**Written task**
Keep pictures out. Copy exactly the lines from the one containing "Reproduce this chart with Plotly." to the one containing "axis_ticktext = x_ticktext[:-1]", endpoints included.

Figure scripts:

##########

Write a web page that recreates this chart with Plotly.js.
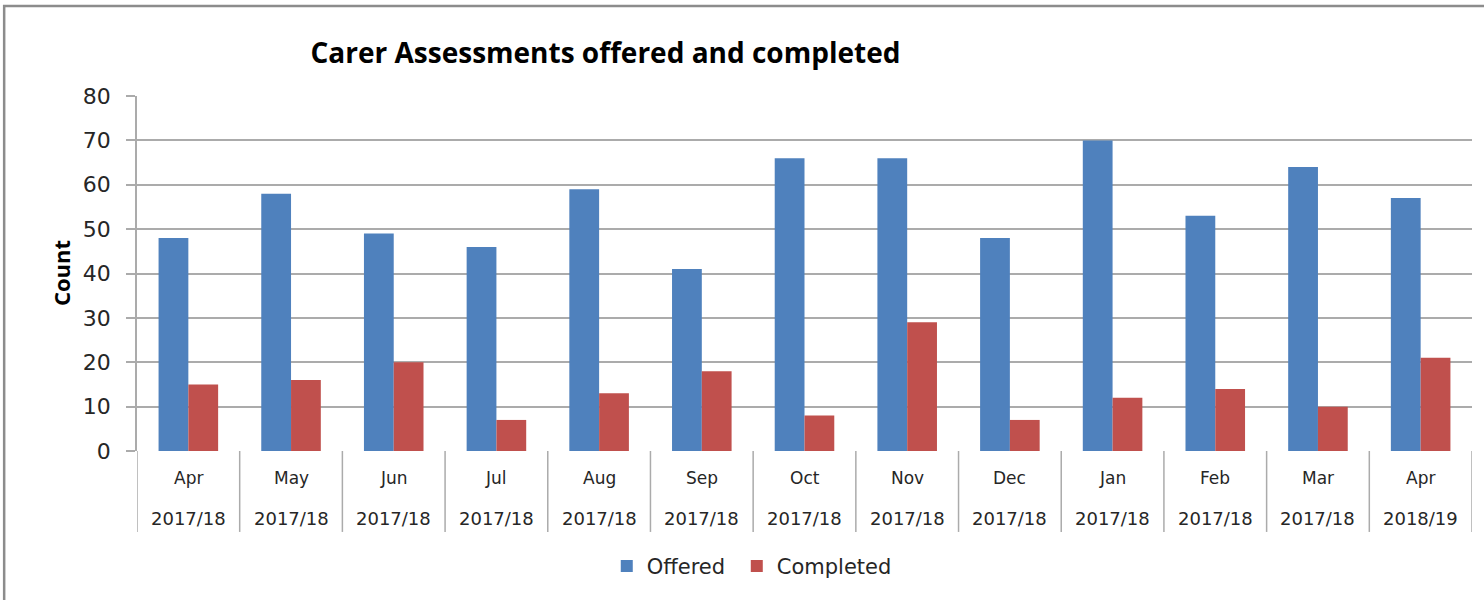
<!DOCTYPE html>
<html>
<head>
<meta charset="utf-8">
<script src="https://cdn.plot.ly/plotly-3.0.1.min.js"></script>
<style>
  html, body { margin: 0; padding: 0; background: #fff; }
  #graph { width: 1484px; height: 600px; }
</style>
</head>
<body>
<div id="graph"></div>
<script>
var months = ["Apr", "May", "Jun", "Jul", "Aug", "Sep", "Oct", "Nov", "Dec", "Jan", "Feb", "Mar", "Apr"];
var years = ["2017/18", "2017/18", "2017/18", "2017/18", "2017/18", "2017/18", "2017/18",
             "2017/18", "2017/18", "2017/18", "2017/18", "2017/18", "2018/19"];
var offered = [48, 58, 49, 46, 59, 41, 66, 66, 48, 70, 53, 64, 57];
var completed = [15, 16, 20, 7, 13, 18, 8, 29, 7, 12, 14, 10, 21];

var idx = months.map(function(m, i) { return i; });
var lineCol = "#ababab";
var txtCol = "#262626";
var tickFont = "DejaVu Sans, sans-serif";

var trace_offered = {
  x: idx, y: offered, type: "bar", name: "Offered&nbsp;",
  marker: { color: "#4f81bd" }
};
var trace_completed = {
  x: idx, y: completed, type: "bar", name: "Completed",
  marker: { color: "#c0504d" }
};

// month / year labels under each bar pair, plus the box dividers
var annotations = [];
var shapes = [];
for (var i = 0; i < months.length; i++) {
  annotations.push({
    x: i, y: -0.075, xref: "x", yref: "paper", text: months[i], showarrow: false,
    yanchor: "middle", font: { family: tickFont, size: 17, color: txtCol }
  });
  annotations.push({
    x: i, y: -0.19, xref: "x", yref: "paper", text: years[i], showarrow: false,
    yanchor: "middle", font: { family: tickFont, size: 18, color: txtCol }
  });
}
for (var j = 0; j <= months.length; j++) {
  shapes.push({
    type: "line", xref: "x", yref: "paper", x0: j - 0.5, x1: j - 0.5, y0: 0, y1: -0.228,
    line: { color: lineCol, width: 1.5 }
  });
}
// y axis title
annotations.push({
  x: -0.07, y: 0.5, xref: "paper", yref: "paper", text: "<b>Count</b>", showarrow: false,
  textangle: -90, font: { family: "Open Sans, sans-serif", size: 22, color: "#000" }
});
// outer chart frame
shapes.push({
  type: "rect", xref: "paper", yref: "paper", x0: -0.0995, x1: 1.2, y0: -0.6, y1: 1.2535,
  line: { color: "#8c8c8c", width: 2.5 }, fillcolor: "rgba(0,0,0,0)"
});

var layout = {
  width: 1484, height: 600,
  margin: { l: 137, r: 12, t: 96, b: 149 },
  paper_bgcolor: "#fff", plot_bgcolor: "#fff",
  title: {
    text: "<b>Carer Assessments offered and completed</b>",
    x: 0.408, xanchor: "center", xref: "container",
    y: 0.912, yanchor: "middle", yref: "container",
    font: { family: "Open Sans, sans-serif", size: 28, color: "#000" }
  },
  barmode: "group",
  bargap: 0.42,
  bargroupgap: 0,
  xaxis: {
    range: [-0.5, 12.5], showticklabels: false, showgrid: false, zeroline: false,
    showline: false, ticks: ""
  },
  yaxis: {
    range: [0, 80], dtick: 10, showline: true, linecolor: lineCol, linewidth: 1.5,
    gridcolor: lineCol, gridwidth: 1.5, zeroline: false,
    ticks: "outside", ticklen: 9, tickcolor: lineCol, tickwidth: 1.5,
    ticklabelstandoff: 11,
    tickfont: { family: tickFont, size: 22, color: txtCol }
  },
  showlegend: true,
  legend: {
    orientation: "h", x: 0.4605, xanchor: "center", y: -0.325, yanchor: "middle",
    font: { family: tickFont, size: 21, color: txtCol }, itemwidth: 30
  },
  annotations: annotations,
  shapes: shapes
};

Plotly.newPlot("graph", [trace_offered, trace_completed], layout, { displayModeBar: false });
</script>
</body>
</html>
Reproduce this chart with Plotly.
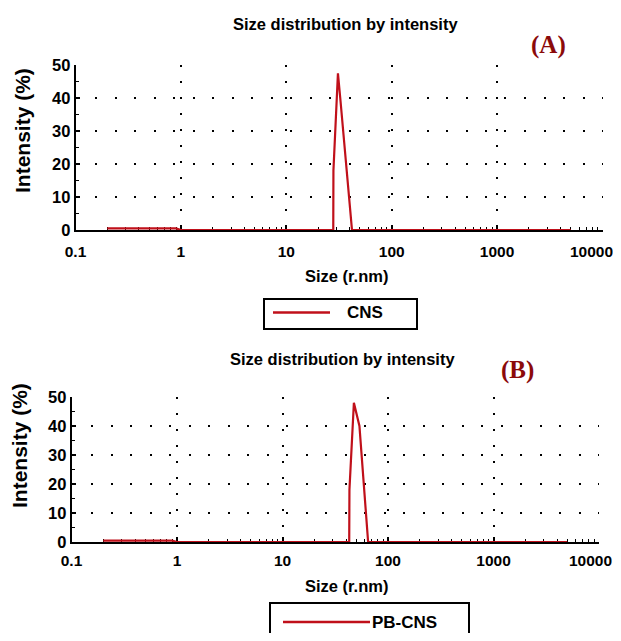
import plotly.graph_objects as go

# ---------------- data ----------------
cns_size = [0.2, 0.3, 0.4, 0.5, 0.6, 0.7, 0.8, 0.9, 1.0, 10, 27.9, 28.0, 30.9, 32.5, 42.0, 100, 1000, 5000]
cns_int = [0.5, 0.5, 0.5, 0.5, 0.6, 0.5, 0.5, 0.5, 0.0, 0.0, 0.0, 18.0, 47.5, 40.0, 0.0, 0.0, 0.0, 0.0]

pb_size = [0.2, 0.3, 0.4, 0.5, 0.6, 0.7, 0.8, 0.9, 1.0, 10, 42.9, 43.1, 47.5, 53.6, 64.8, 100, 1000, 5000]
pb_int = [0.5, 0.5, 0.5, 0.5, 0.6, 0.5, 0.5, 0.5, 0.0, 0.0, 0.0, 18.0, 48.0, 40.0, 0.0, 0.0, 0.0, 0.0]

x_tickvals = [0.1, 1, 10, 100, 1000, 10000]
x_ticktext = ["0.1", "1", "10", "100", "1000", "10000"]
y_tickvals = [0, 10, 20, 30, 40, 50]

title_text = "Size distribution by intensity"
x_title = "Size (r.nm)"
y_title = "Intensity (%)"

RED = "#C0101A"
# the page body keeps its default 8px margin; the figure fills the rest of the
# 621x641 window and every position below is given in window pixels
PAGE_W, PAGE_H, BODY = 621, 641, 8
W, H = PAGE_W - 2 * BODY, PAGE_H - 2 * BODY
SANS = "Liberation Sans, Arial, sans-serif"
SERIF = "Liberation Serif, Times New Roman, serif"

fig = go.Figure()
fig.add_trace(go.Scatter(x=cns_size, y=cns_int, mode="lines", name="CNS",
                         line=dict(color=RED, width=2.2), xaxis="x", yaxis="y", showlegend=False))
fig.add_trace(go.Scatter(x=pb_size, y=pb_int, mode="lines", name="PB-CNS",
                         line=dict(color=RED, width=2.2), xaxis="x2", yaxis="y2", showlegend=False))

def px(x):
    return (x - BODY) / W

def py(y):
    return 1 - (y - BODY) / H

A = (75.5, 602.5, 65, 230)
B = (71.5, 599, 397, 542)

# the last tick label sits left of its tick (as in the original) so it is drawn separately
axis_ticktext = x_ticktext[:-1] + [""]

def xax(box, anchor, standoff):
    return dict(type="log", range=[-1, 4], domain=[px(box[0]), px(box[1])], anchor=anchor,
                tickmode="array", tickvals=x_tickvals, ticktext=axis_ticktext,
                ticks="inside", ticklen=5, tickwidth=1.5, tickcolor="black",
                tickfont=dict(family=SANS, size=15.5, color="black", weight="bold"),
                ticklabeloverflow="allow", ticklabelstandoff=standoff, automargin=False,
                showline=True, linecolor="black", linewidth=1.5,
                showgrid=True, gridcolor="black", gridwidth=2, griddash="2px,14px",
                minor=dict(dtick="D1", ticks="inside", ticklen=3, tickcolor="black", tickwidth=1, showgrid=False),
                zeroline=False, layer="below traces", fixedrange=True)

def yax(box, anchor):
    return dict(range=[0, 50], domain=[py(box[3]), py(box[2])], anchor=anchor,
                tickmode="array", tickvals=y_tickvals, automargin=False,
                ticks="inside", ticklen=5, tickwidth=1.5, tickcolor="black",
                tickfont=dict(family=SANS, size=16.5, color="black", weight="bold"),
                showline=True, linecolor="black", linewidth=1.5,
                showgrid=True, gridcolor="black", gridwidth=2, griddash="2px,17.5px",
                minor=dict(dtick=5, ticks="inside", ticklen=4, tickcolor="black", tickwidth=1, showgrid=False),
                zeroline=False, layer="below traces", fixedrange=True)

annotations = []
def txt(x, y, s, family, size, color="black", angle=0):
    annotations.append(dict(x=px(x), y=py(y), xref="paper", yref="paper", text=s,
                            showarrow=False, textangle=angle, xanchor="center", yanchor="middle",
                            font=dict(family=family, size=size, color=color, weight="bold")))

txt(345, 24, title_text, SANS, 16.5)
txt(548.5, 45, "(A)", SERIF, 25, color="#8B0A0A")
txt(23, 131, y_title, SANS, 21, angle=-90)
txt(346, 276, x_title, SANS, 16.5)
txt(591.5, 251, x_ticktext[-1], SANS, 15.5)
txt(342, 359, title_text, SANS, 16.5)
txt(517, 370, "(B)", SERIF, 25, color="#8B0A0A")
txt(19, 446, y_title, SANS, 21, angle=-90)
txt(346, 586, x_title, SANS, 16.5)
txt(590.5, 560, x_ticktext[-1], SANS, 15.5)

shapes = []
def legend_box(l, r, t, b, x0, x1, ly, label, tx):
    shapes.append(dict(type="rect", xref="paper", yref="paper", x0=px(l), x1=px(r), y0=py(b), y1=py(t),
                       line=dict(color="black", width=2), fillcolor="white"))
    shapes.append(dict(type="line", xref="paper", yref="paper", x0=px(x0), x1=px(x1), y0=py(ly), y1=py(ly),
                       line=dict(color=RED, width=2.5)))
    annotations.append(dict(x=px(tx), y=py(ly), xref="paper", yref="paper", text=label,
                            showarrow=False, xanchor="left", yanchor="middle", xshift=-2,
                            font=dict(family=SANS, size=17, color="black", weight="bold")))

legend_box(264, 417, 299, 329, 273, 330, 312.5, "CNS", 347)
legend_box(270, 469, 603, 660, 283, 370, 622, "PB-CNS", 372)

fig.update_layout(
    width=W, height=H, margin=dict(l=0, r=0, t=0, b=0, pad=0, autoexpand=False),
    paper_bgcolor="white", plot_bgcolor="white",
    xaxis=xax(A, "y", 7), yaxis=yax(A, "x"),
    xaxis2=xax(B, "y2", 4), yaxis2=yax(B, "x2"),
    annotations=annotations, shapes=shapes, showlegend=False,
)

fig.write_html("out.html")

##########

**The completed task**
Reproduce this chart with Plotly.
import plotly.graph_objects as go

# ---------------- data ----------------
cns_size = [0.2, 0.3, 0.4, 0.5, 0.6, 0.7, 0.8, 0.9, 1.0, 10, 27.9, 28.0, 30.9, 32.5, 42.0, 100, 1000, 5000]
cns_int = [0.5, 0.5, 0.5, 0.5, 0.6, 0.5, 0.5, 0.5, 0.0, 0.0, 0.0, 18.0, 47.5, 40.0, 0.0, 0.0, 0.0, 0.0]

pb_size = [0.2, 0.3, 0.4, 0.5, 0.6, 0.7, 0.8, 0.9, 1.0, 10, 42.9, 43.1, 47.5, 53.6, 64.8, 100, 1000, 5000]
pb_int = [0.5, 0.5, 0.5, 0.5, 0.6, 0.5, 0.5, 0.5, 0.0, 0.0, 0.0, 18.0, 48.0, 40.0, 0.0, 0.0, 0.0, 0.0]

x_tickvals = [0.1, 1, 10, 100, 1000, 10000]
x_ticktext = ["0.1", "1", "10", "100", "1000", "10000"]
y_tickvals = [0, 10, 20, 30, 40, 50]

title_text = "Size distribution by intensity"
x_title = "Size (r.nm)"
y_title = "Intensity (%)"

RED = "#C0101A"
# the page body keeps its default 8px margin; the figure fills the rest of the
# 621x641 window and every position below is given in window pixels
PAGE_W, PAGE_H, BODY = 621, 641, 8
W, H = PAGE_W - 2 * BODY, PAGE_H - 2 * BODY
SANS = "Liberation Sans, Arial, sans-serif"
SERIF = "Liberation Serif, Times New Roman, serif"

fig = go.Figure()
fig.add_trace(go.Scatter(x=cns_size, y=cns_int, mode="lines", name="CNS",
                         line=dict(color=RED, width=2.2), xaxis="x", yaxis="y", showlegend=False))
fig.add_trace(go.Scatter(x=pb_size, y=pb_int, mode="lines", name="PB-CNS",
                         line=dict(color=RED, width=2.2), xaxis="x2", yaxis="y2", showlegend=False))

def px(x):
    return (x - BODY) / W

def py(y):
    return 1 - (y - BODY) / H

A = (75.5, 602.5, 65, 230)
B = (71.5, 599, 397, 542)

# the last tick label sits left of its tick (as in the original) so it is drawn separately
axis_ticktext = x_ticktext[:-1] + [""]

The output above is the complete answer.